Solving Training-Serving Discrepancies

Introduction

In machine learning, one critical challenge is ensuring that the features used during model training (offline) match those used during inference time (online serving). Discrepancies between training and serving features can lead to significant performance degradation, making it crucial to identify and address these inconsistencies as fast as possible.

At Taboola, we specialize in content discovery and native advertising, enabling users to find and engage with personalized content across the web. Our advanced machine learning powered recommendation systems serve billions of recommendations every day, helping publishers, advertisers, and brands reach their target audiences effectively.

In this blog post, I’m going to discuss the challenges of training-serving feature discrepancies in machine learning models and how they can affect model performance. I’ll explain how we tackle these discrepancies at Taboola, including the design and implementation of our solution, Sherlock. Finally, I’ll discuss some of the key discoveries made and the significant impact Sherlock has had on our recommendation systems.

Discrepancies?? No Way…

Training-serving feature discrepancies can occur for several reasons. The most common reason is the way we handle large features. Due to their significant storage requirements, these features are often not reported back as-is after serving in the online environment. Instead, before training, they are re-calculated from sampled data and various data sources. The re-calculated features may differ from the original calculations performed during serving. This may be due to data differences, changes in external data between serving and training times, or calculation logic differences.

Another cause of discrepancies can be cache misses and database queries timeouts in the online serving environment. For Taboola to be able to return recommendations to the client in a matter of hundreds of milliseconds we must wrap database queries in a very strict limit. These misses and timeouts can result in certain features having no values in serving while in the report back pipeline they will have values due to less strict timeouts.

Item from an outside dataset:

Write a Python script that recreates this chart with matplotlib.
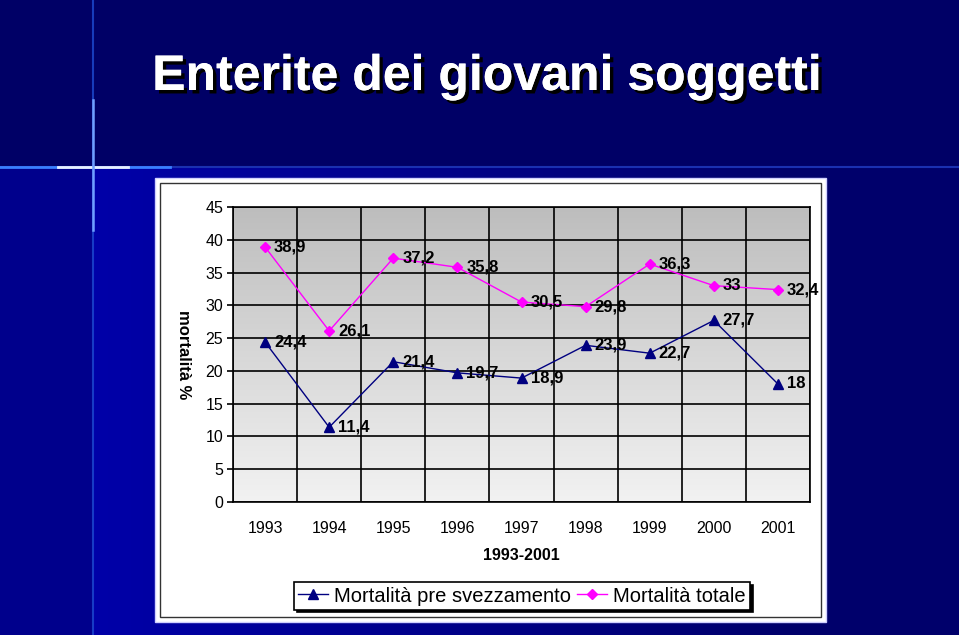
import numpy as np
import matplotlib
matplotlib.use("Agg")
import matplotlib.pyplot as plt
import matplotlib.patheffects as pe
from matplotlib.patches import Rectangle
from matplotlib.colors import LinearSegmentedColormap

plt.rcParams['font.family'] = ['Liberation Sans', 'DejaVu Sans']

# === DATI ===
anni = ['1993', '1994', '1995', '1996', '1997', '1998', '1999', '2000', '2001']
pre_svezzamento = [24.4, 11.4, 21.4, 19.7, 18.9, 23.9, 22.7, 27.7, 18.0]
totale = [38.9, 26.1, 37.2, 35.8, 30.5, 29.8, 36.3, 33.0, 32.4]
serie_nomi = ['Mortalità pre svezzamento', 'Mortalità totale']

W, H = 959, 635


def fx(x):
    return x / W


def fy(y):
    return 1 - y / H


fig = plt.figure(figsize=(W / 100, H / 100), dpi=100)

# --- sfondo slide (blu) ---
bg = fig.add_axes([0, 0, 1, 1])
bg.set_axis_off()
img = np.zeros((H, W, 3))
img[:, :] = [0.0, 0.0, 0.40]
xs = np.arange(W)
# zona inferiore più chiara, sfuma verso destra
grad = np.clip(1 - (xs - 93) / 700, 0, 1)
low = np.zeros((W, 3))
low[:, 2] = 0.42 + 0.24 * grad
low[:93, 2] = 0.55
img[168:, :] = low[None, :, :]
bg.imshow(img, extent=[0, W, H, 0], aspect='auto', zorder=0)
bg.set_xlim(0, W)
bg.set_ylim(H, 0)
bg.plot([0, W], [167, 167], color='#1a30b0', lw=1.5, zorder=1)
bg.plot([0, 170], [167, 167], color='#3a7fff', lw=2, zorder=2)
bg.plot([58, 128], [167, 167], color='#e8f0ff', lw=2, zorder=3)
bg.plot([93, 93], [0, 635], color='#1e4ad0', lw=1.5, zorder=2, alpha=0.8)
bg.plot([93, 93], [100, 230], color='#6fa0ff', lw=1.8, zorder=3)

# riquadro bianco del grafico
bg.add_patch(Rectangle((155, 178), 671, 444, facecolor='white',
                       edgecolor='#d0d0ff', lw=1, zorder=4))
bg.add_patch(Rectangle((160, 183), 661, 434, facecolor='none',
                       edgecolor='#333333', lw=1, zorder=5))

# titolo
fig.text(fx(487), fy(77), 'Enterite dei giovani soggetti', color='white',
         fontsize=36, fontweight='bold', ha='center', va='center',
         path_effects=[pe.withSimplePatchShadow(offset=(2.5, -2.5), shadow_rgbFace='black', alpha=1.0),
                       pe.Normal()])

# --- grafico ---
ax = fig.add_axes([fx(233), fy(502), fx(810 - 233), (502 - 207) / H])
x = np.arange(len(anni))

cmap = LinearSegmentedColormap.from_list('grigio', ['#f2f2f2', '#bdbdbd'])
ax.imshow(np.linspace(0, 1, 256)[:, None], extent=[-0.5, len(anni) - 0.5, 0, 45],
          origin='lower', aspect='auto', cmap=cmap, zorder=0)

ax.set_xlim(-0.5, len(anni) - 0.5)
ax.set_ylim(0, 45)
ax.set_yticks(np.arange(0, 46, 5))
ax.set_xticks(x)
ax.set_xticklabels(anni)
ax.set_xticks(np.arange(-0.5, len(anni), 1), minor=True)
ax.grid(True, axis='y', which='major', color='black', lw=1.2, zorder=1)
ax.grid(True, axis='x', which='minor', color='black', lw=1.2, zorder=1)
ax.tick_params(axis='x', which='both', length=0, pad=14, labelsize=11.5)
ax.tick_params(axis='y', length=4, width=1.2, pad=3, labelsize=11.5)
for s in ax.spines.values():
    s.set_linewidth(1.2)

l1, = ax.plot(x, pre_svezzamento, color='#000080', lw=1, marker='^', ms=7,
              markerfacecolor='#000080', markeredgecolor='#000080', zorder=3)
l2, = ax.plot(x, totale, color='#ff00ff', lw=1, marker='D', ms=5,
              markerfacecolor='#ff00ff', markeredgecolor='#ff00ff', zorder=3)

for serie in (pre_svezzamento, totale):
    for xi, v in zip(x, serie):
        ax.annotate(f'{v:g}'.replace('.', ','), (xi, v), xytext=(6.5, 0),
                    textcoords='offset points', va='center', ha='left',
                    fontsize=12, fontweight='bold', zorder=4, annotation_clip=False)

ax.set_ylabel('mortalità %', rotation=270, fontsize=12, fontweight='bold', labelpad=14)
ax.yaxis.set_label_coords((176 - 233) / (810 - 233), 0.5)
ax.set_xlabel('1993-2001', fontsize=11.5, fontweight='bold', labelpad=8)

leg = fig.legend([l1, l2], serie_nomi, loc='center', ncol=2,
                 bbox_to_anchor=(fx(522), fy(596)), fontsize=14.5,
                 frameon=True, fancybox=False, edgecolor='black', framealpha=1,
                 shadow={'color': 'black', 'alpha': 1}, handlelength=1.5,
                 borderpad=0.2, columnspacing=0.3, handletextpad=0.3,
                 borderaxespad=0)
leg.get_frame().set_linewidth(1.2)

fig.savefig('out.png', dpi=100)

Additionally, integration bugs can introduce further discrepancies. Poorly integrated components or erroneous data pipelines can cause mismatches between the features used during training and those available during serving.

Meet Sherlock

In order to tackle this issue, we developed Sherlock. Sherlock is a robust system designed to detect and alert on training-serving feature discrepancies in our models. Developed as part of our continuous efforts to improve the reliability and performance of our recommendation systems at Taboola, Sherlock allows us to promptly detect discrepancies and quickly address them, ensuring consistent and accurate model performance.